Raheem DeVaughn could be the next big thing in R&B. With his major label debut, The Love Experience, finally being released by Jive Records – the record was ready to be released over a year ago – listeners around the world can finally discover DeVaughn for themselves. The Washington D.C.-based singer-songwriter's smooth falsetto vocals, down-to-earth storytelling skills and tight grooves, are a combination set to break into top 40 radio.
Popjournalism had a chance to speak with the charming rising star while en route to St. Louis to talk about touring and his new album.
How has the tour been going with Brian McKnight and New Edition?
It's been great, man. With season vets like New Edition and Brian McKnight, you learn something new every night – they've been doing it for years. But I've been touring for a while, doing the grassroots thing, and I'm used to performing on stages of all sizes. It's been a dope experience for everybody. I'm definitely holding my own on this tour, even though I perform real early, a lot of people take to my music. I'm doing real well in merchandising. I'm neck to neck with Brian McKnight's merchandising.
Is The Love Experience a good representation of what it's like to see you live?
Yeah. My live show is only getting better; my show is really artistic. We've been doing some different things. I have a visual art show along with the performance to give my show some colour.
Do you remember the moment when you knew you wanted to be a musician?
Not the exact moment, but I remember really having a desire to do it. As I got older, I realized that it was my calling.
Your songs are very story-based. How personal are your lyrics?
A lot of that is me, things that I experience, or where I was close enough to see it through someone else's eyes.
Musically there's a lot going on in your songs, but they don't feel claustrophobic. How did you capture that flow?
I just found the right producers and the right chemistry. I try to write things based on a theme, you know, like the whole "love experience" thing. I'm like a modern day hippy, so I try to reflect that.
Approximately how long did you work on a typical song?
Anywhere between four hours and twelve hours. The song "The Love Experience" was like a twelve to fifteen hour thing.
The last track "Thank You" – was that a spur of the moment thing?
That's another one of my attempts to just be out of the box and do something a little different. My mom made the comment to me that out of all the records she's had – and she's 60 – she never heard anyone do the Thank Yous on record. That's definitely groundbreaking.
What has it been like dealing with the press and putting yourself out there in the media?

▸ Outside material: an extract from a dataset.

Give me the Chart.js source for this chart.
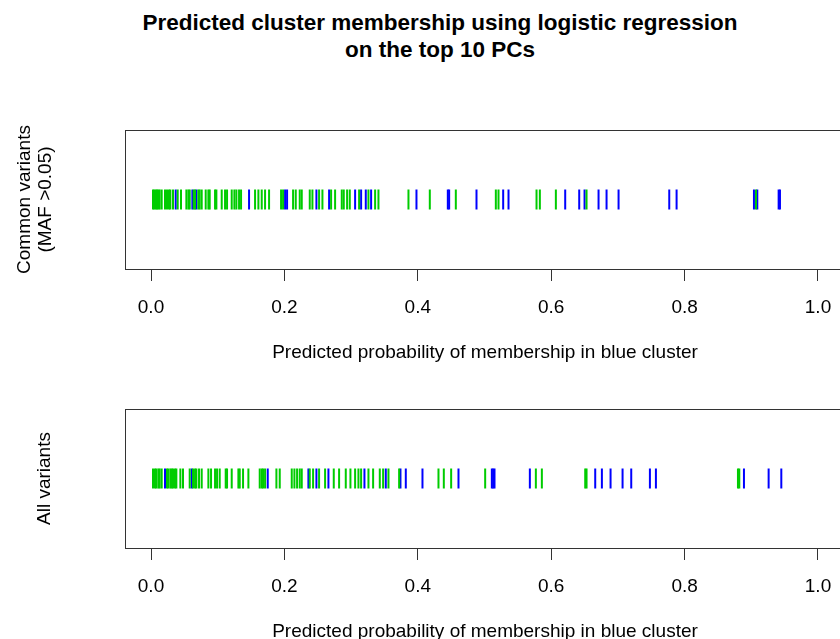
<!DOCTYPE html>
<html lang="en">

<head>
    <meta charset="UTF-8">
    <title>Predicted cluster membership</title>
    <script src="https://cdn.jsdelivr.net/npm/chart.js"></script>
    <style>
        body { margin: 0; width: 840px; height: 639px; overflow: hidden; background: #fff; position: relative; }
        .title { position: absolute; left: 0; top: 9px; width: 880px; text-align: center;
                 font: bold 22.5px "Liberation Sans", Arial, sans-serif; line-height: 27px; color: #000; }
        canvas { position: absolute; left: 0; }
    </style>
</head>

<body>
    <div class="title">Predicted cluster membership using logistic regression<br>on the top 10 PCs</div>
    <canvas id="commonChart" width="870" height="280" style="top:100px"></canvas>
    <canvas id="allChart" width="870" height="280" style="top:379px"></canvas>

    <script>
        // predicted probabilities
        const commonGreen = [0.003, 0.005, 0.007, 0.009, 0.011, 0.013, 0.016, 0.021, 0.024, 0.027, 0.029, 0.033,
            0.040, 0.045, 0.053, 0.056, 0.058, 0.064, 0.066, 0.071, 0.073, 0.076, 0.082, 0.086, 0.088, 0.096,
            0.098, 0.106, 0.111, 0.114, 0.121, 0.125, 0.128, 0.132, 0.135, 0.156, 0.161, 0.166, 0.171, 0.177,
            0.195, 0.198, 0.213, 0.217, 0.223, 0.226, 0.238, 0.242, 0.252, 0.257, 0.270, 0.276, 0.286, 0.289,
            0.294, 0.298, 0.312, 0.326, 0.336, 0.341, 0.386, 0.418, 0.457, 0.517, 0.521, 0.578, 0.583, 0.607,
            0.653, 0.907];
        const commonBlue = [0.037, 0.062, 0.068, 0.147, 0.201, 0.204, 0.248, 0.267, 0.306, 0.315, 0.322, 0.330,
            0.398, 0.445, 0.447, 0.488, 0.528, 0.536, 0.621, 0.642, 0.650, 0.671, 0.683, 0.701, 0.777, 0.788,
            0.904, 0.909, 0.941, 0.943];

        const allGreen = [0.003, 0.006, 0.008, 0.011, 0.013, 0.016, 0.024, 0.026, 0.029, 0.031, 0.033, 0.036,
            0.038, 0.044, 0.048, 0.058, 0.063, 0.066, 0.068, 0.072, 0.076, 0.086, 0.090, 0.096, 0.099, 0.103,
            0.112, 0.114, 0.121, 0.131, 0.133, 0.138, 0.146, 0.163, 0.166, 0.168, 0.171, 0.188, 0.193, 0.211,
            0.215, 0.219, 0.223, 0.226, 0.238, 0.243, 0.252, 0.261, 0.274, 0.282, 0.292, 0.299, 0.306, 0.311,
            0.315, 0.326, 0.333, 0.343, 0.348, 0.356, 0.372, 0.431, 0.439, 0.450, 0.501, 0.577, 0.586, 0.651,
            0.653, 0.880, 0.882];
        const allBlue = [0.021, 0.061, 0.175, 0.236, 0.248, 0.266, 0.320, 0.352, 0.374, 0.382, 0.407, 0.461,
            0.511, 0.513, 0.515, 0.568, 0.666, 0.676, 0.689, 0.707, 0.720, 0.748, 0.757, 0.889, 0.926, 0.945];

        const xTicks = [0, 0.2, 0.4, 0.6, 0.8, 1.0];
        const xTitle = 'Predicted probability of membership in blue cluster';
        const fontFamily = '"Liberation Sans", Arial, sans-serif';

        // R-style box around the plot region
        const boxPlugin = {
            id: 'box',
            afterDraw(chart) {
                const a = chart.chartArea;
                const ctx = chart.ctx;
                ctx.save();
                ctx.strokeStyle = '#333';
                ctx.lineWidth = 1;
                ctx.strokeRect(a.left + 0.5, a.top + 0.5, a.right - a.left, a.bottom - a.top);
                ctx.restore();
            }
        };

        function rug(vals) {
            return vals.map(v => ({ x: v, y: 0.5 }));
        }

        function makeRug(id, yLabel, green, blue, labelPad) {
            const ctx = document.getElementById(id).getContext('2d');
            return new Chart(ctx, {
                type: 'scatter',
                data: {
                    datasets: [{
                        data: rug(green),
                        borderColor: '#00cc00',
                        backgroundColor: '#00cc00'
                    }, {
                        data: rug(blue),
                        borderColor: '#0000ff',
                        backgroundColor: '#0000ff'
                    }]
                },
                options: {
                    responsive: false,
                    animation: false,
                    events: [],
                    layout: { padding: { top: 30, right: 25, left: 0, bottom: 0 } },
                    elements: {
                        point: { pointStyle: 'line', rotation: 90, radius: 10, borderWidth: 2 }
                    },
                    plugins: {
                        legend: { display: false },
                        tooltip: { enabled: false }
                    },
                    scales: {
                        x: {
                            type: 'linear',
                            min: -0.039,
                            max: 1.0405,
                            afterBuildTicks: s => { s.ticks = xTicks.map(v => ({ value: v })); },
                            afterFit: s => { s.height = 111; },
                            ticks: {
                                color: '#000',
                                padding: 15,
                                maxRotation: 0,
                                font: { family: fontFamily, size: 19 },
                                callback: v => v.toFixed(1)
                            },
                            grid: { drawOnChartArea: false, tickLength: 12, color: '#333' },
                            border: { color: '#333' },
                            title: {
                                display: true,
                                text: xTitle,
                                color: '#000',
                                padding: { top: 0, bottom: 16 },
                                font: { family: fontFamily, size: 19 }
                            }
                        },
                        y: {
                            min: 0,
                            max: 1,
                            afterFit: s => { s.width = 125; },
                            ticks: { display: false },
                            grid: { display: false },
                            border: { display: false },
                            title: {
                                display: true,
                                text: yLabel,
                                color: '#000',
                                padding: { top: labelPad, bottom: 0 },
                                font: { family: fontFamily, size: 19, lineHeight: 1.1 }
                            }
                        }
                    }
                },
                plugins: [boxPlugin]
            });
        }

        makeRug('commonChart', ['Common variants', '(MAF >0.05)'], commonGreen, commonBlue, 14);
        makeRug('allChart', 'All variants', allGreen, allBlue, 34);
    </script>

</body>

</html>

It's dope. I love the media. Without ya'll a lot of people probably wouldn't know a lot about me. I try to do every interview I can, and meet every fan.
Is that what's missing from music now days, that personal feeling with the fans?
My personal take on it is that people just got to feel that they could reach out and touch you, know what I'm saying? I'm a people person. I have no problem going out, doing autographs, or taking pictures, you know, whatever needs to be done.
So what next for Raheem and what are your plans?
I want to do a lot of touring, that's how this thing pops. The more you hit the road, the more people know about you. I got another record ready and I'm constantly recording. I look forward to being up there.